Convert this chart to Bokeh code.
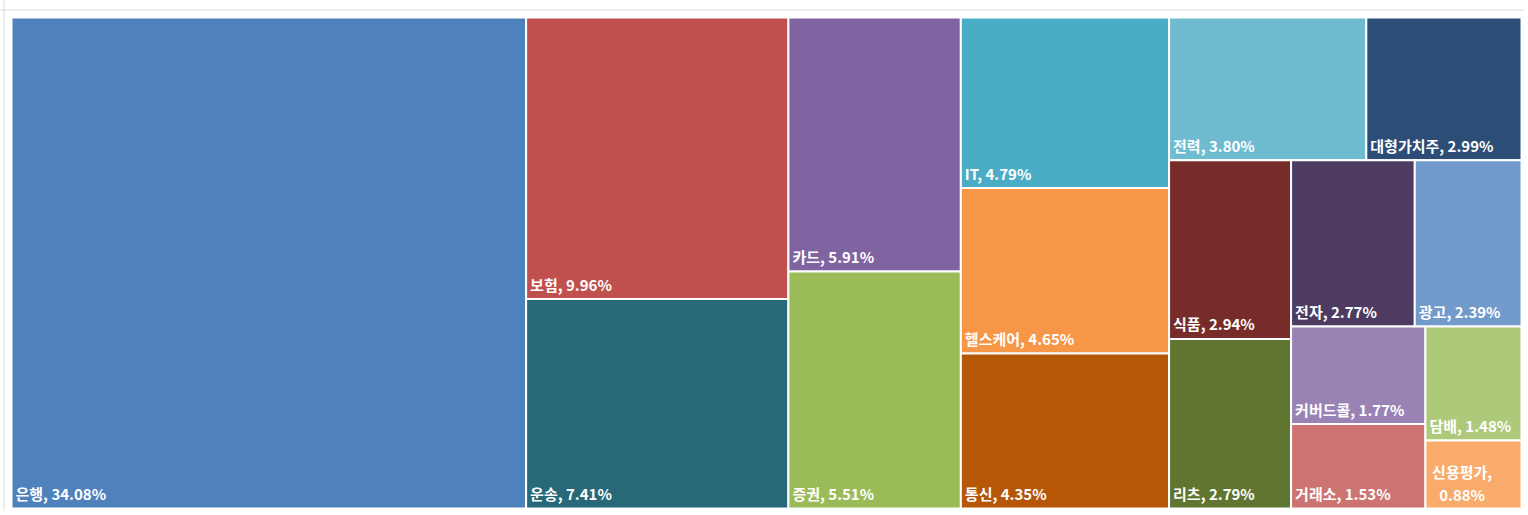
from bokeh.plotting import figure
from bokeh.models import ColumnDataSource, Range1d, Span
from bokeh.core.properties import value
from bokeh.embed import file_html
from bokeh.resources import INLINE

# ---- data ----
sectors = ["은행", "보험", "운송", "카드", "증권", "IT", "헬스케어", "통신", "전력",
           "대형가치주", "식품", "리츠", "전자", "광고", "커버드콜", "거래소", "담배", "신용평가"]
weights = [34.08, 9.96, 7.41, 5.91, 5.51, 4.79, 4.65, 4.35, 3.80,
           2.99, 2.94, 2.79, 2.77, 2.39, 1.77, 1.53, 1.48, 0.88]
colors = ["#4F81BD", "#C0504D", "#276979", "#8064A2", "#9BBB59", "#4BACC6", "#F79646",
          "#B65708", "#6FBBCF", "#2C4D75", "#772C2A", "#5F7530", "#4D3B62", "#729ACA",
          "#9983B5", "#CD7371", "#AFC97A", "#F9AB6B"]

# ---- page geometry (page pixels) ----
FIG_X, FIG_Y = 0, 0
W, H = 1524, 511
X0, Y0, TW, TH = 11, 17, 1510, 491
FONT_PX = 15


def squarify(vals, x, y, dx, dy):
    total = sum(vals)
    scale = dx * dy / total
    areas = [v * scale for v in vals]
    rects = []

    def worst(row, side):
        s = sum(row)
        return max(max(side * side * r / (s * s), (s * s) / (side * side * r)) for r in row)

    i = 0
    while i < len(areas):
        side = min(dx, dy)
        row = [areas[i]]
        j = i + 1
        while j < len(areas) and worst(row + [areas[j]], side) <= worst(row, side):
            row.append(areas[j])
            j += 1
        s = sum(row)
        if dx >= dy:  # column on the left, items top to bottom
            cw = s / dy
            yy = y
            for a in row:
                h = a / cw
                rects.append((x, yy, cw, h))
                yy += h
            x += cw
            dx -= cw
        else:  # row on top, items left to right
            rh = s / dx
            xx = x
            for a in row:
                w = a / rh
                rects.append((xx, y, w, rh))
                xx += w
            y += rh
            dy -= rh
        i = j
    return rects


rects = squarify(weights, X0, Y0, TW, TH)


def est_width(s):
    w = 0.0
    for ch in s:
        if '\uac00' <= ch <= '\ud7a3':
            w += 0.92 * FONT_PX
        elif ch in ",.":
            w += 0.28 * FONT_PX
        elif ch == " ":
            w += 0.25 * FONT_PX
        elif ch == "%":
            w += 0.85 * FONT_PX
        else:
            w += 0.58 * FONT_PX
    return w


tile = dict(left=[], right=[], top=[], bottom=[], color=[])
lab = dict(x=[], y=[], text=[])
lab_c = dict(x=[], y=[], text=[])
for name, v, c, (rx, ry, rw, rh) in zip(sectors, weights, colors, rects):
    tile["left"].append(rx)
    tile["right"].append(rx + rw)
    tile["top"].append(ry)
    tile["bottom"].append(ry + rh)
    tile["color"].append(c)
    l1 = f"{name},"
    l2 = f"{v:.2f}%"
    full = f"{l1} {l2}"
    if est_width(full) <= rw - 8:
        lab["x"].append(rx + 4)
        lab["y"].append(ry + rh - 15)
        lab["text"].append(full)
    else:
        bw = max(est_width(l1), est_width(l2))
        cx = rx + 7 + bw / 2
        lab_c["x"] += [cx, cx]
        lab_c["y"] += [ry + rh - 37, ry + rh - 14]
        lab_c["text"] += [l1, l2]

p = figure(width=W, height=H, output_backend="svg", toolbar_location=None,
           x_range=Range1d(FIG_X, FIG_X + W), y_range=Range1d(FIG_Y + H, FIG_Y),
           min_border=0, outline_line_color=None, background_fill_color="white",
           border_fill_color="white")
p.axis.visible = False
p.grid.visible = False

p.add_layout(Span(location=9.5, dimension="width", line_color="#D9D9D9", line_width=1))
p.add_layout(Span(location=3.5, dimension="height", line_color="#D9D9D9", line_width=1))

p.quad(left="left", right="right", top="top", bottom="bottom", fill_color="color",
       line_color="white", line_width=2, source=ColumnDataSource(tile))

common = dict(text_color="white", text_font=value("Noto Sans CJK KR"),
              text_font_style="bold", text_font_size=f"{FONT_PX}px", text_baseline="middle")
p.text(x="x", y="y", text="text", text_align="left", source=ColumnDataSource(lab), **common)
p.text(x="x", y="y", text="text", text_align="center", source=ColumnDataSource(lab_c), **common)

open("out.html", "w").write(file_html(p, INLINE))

GIVEN EXERCISE: The lines from the start of the data through the line that contains "return max(max(side *" are to be returned exactly, please, with both ends included and every picture left out.

COMPLETE OUTPUT:
Convert this chart to Bokeh code.
from bokeh.plotting import figure
from bokeh.models import ColumnDataSource, Range1d, Span
from bokeh.core.properties import value
from bokeh.embed import file_html
from bokeh.resources import INLINE

# ---- data ----
sectors = ["은행", "보험", "운송", "카드", "증권", "IT", "헬스케어", "통신", "전력",
           "대형가치주", "식품", "리츠", "전자", "광고", "커버드콜", "거래소", "담배", "신용평가"]
weights = [34.08, 9.96, 7.41, 5.91, 5.51, 4.79, 4.65, 4.35, 3.80,
           2.99, 2.94, 2.79, 2.77, 2.39, 1.77, 1.53, 1.48, 0.88]
colors = ["#4F81BD", "#C0504D", "#276979", "#8064A2", "#9BBB59", "#4BACC6", "#F79646",
          "#B65708", "#6FBBCF", "#2C4D75", "#772C2A", "#5F7530", "#4D3B62", "#729ACA",
          "#9983B5", "#CD7371", "#AFC97A", "#F9AB6B"]

# ---- page geometry (page pixels) ----
FIG_X, FIG_Y = 0, 0
W, H = 1524, 511
X0, Y0, TW, TH = 11, 17, 1510, 491
FONT_PX = 15


def squarify(vals, x, y, dx, dy):
    total = sum(vals)
    scale = dx * dy / total
    areas = [v * scale for v in vals]
    rects = []

    def worst(row, side):
        s = sum(row)
        return max(max(side * side * r / (s * s), (s * s) / (side * side * r)) for r in row)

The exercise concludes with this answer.